I admit that I sometimes feel envious when I see the kinship among Black folk. I feel a sense of longing for validity among my own people, whoever “they” are. What an odd notion, coming from a privileged white person. Let that sink in for a moment.


AI inquiry: 

*A minstrel show was a form of American entertainment popular in the 19th and early 20th centuries. These shows featured white performers in blackface makeup portraying stereotypical and demeaning caricatures of Black people. The performances typically included comedy skits, variety acts, dancing, and music, often appropriating and distorting elements of African American culture. Minstrel shows played a significant role in perpetuating harmful racial stereotypes and are now widely recognized as deeply racist and offensive.

**Jim Crow laws were a collection of state and local statutes enacted in the Southern United States between the late 19th and mid-20th centuries. These laws enforced racial segregation and discrimination against African Americans. Key aspects of Jim Crow laws included:

Segregation: Mandating separate public facilities for whites and blacks, including schools, restaurants, theaters, public transportation, and even drinking fountains.

Voting restrictions: Implementing various measures like literacy tests, poll taxes, and grandfather clauses to disenfranchise African American voters.

Interracial relationships: Prohibiting interracial marriage and intimate relationships between whites and blacks.

Economic oppression: Limiting job opportunities and economic advancement for African Americans.

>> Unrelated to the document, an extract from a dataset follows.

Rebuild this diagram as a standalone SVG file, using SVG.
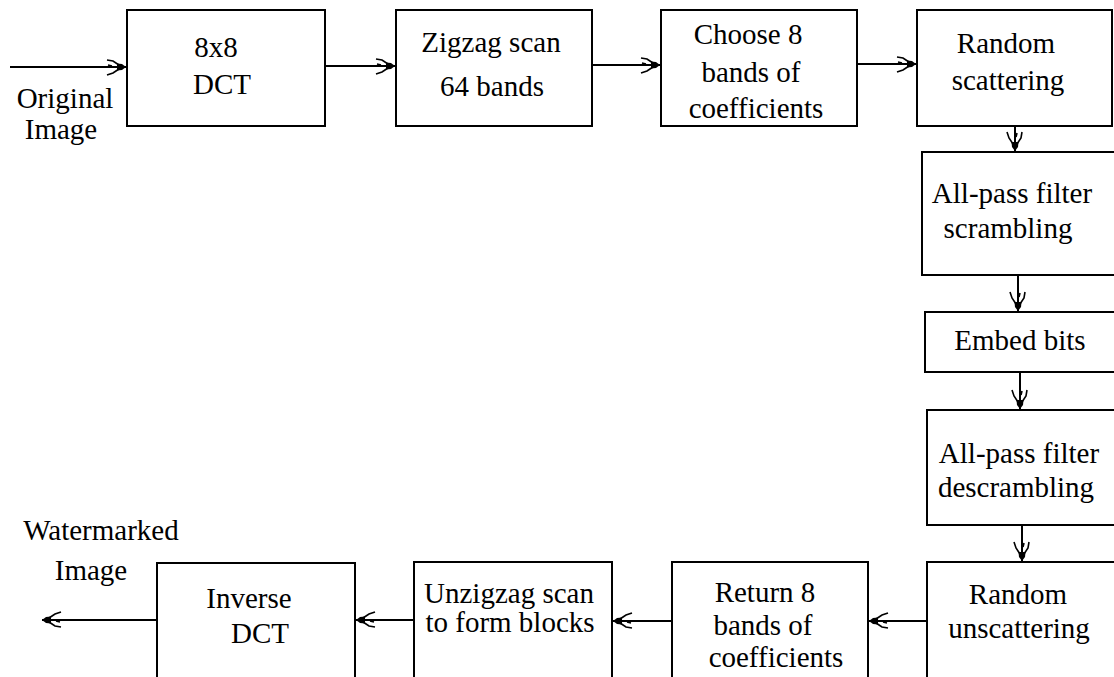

Social etiquette: Enforcing rules that required African Americans to show deference to whites in public spaces.

These laws created a system of legal discrimination that supported white supremacy and relegated African Americans to second-class citizenship. The Jim Crow era lasted from the end of Reconstruction in the 1870s until the 1960s when the Civil Rights Movement led to the passage of federal laws like the Civil Rights Act of 1964 and the Voting Rights Act of 1965, which outlawed racial discrimination and segregation.

The effects of Jim Crow laws continue to impact American society today, contributing to ongoing racial disparities in areas such as education, wealth, and criminal justice.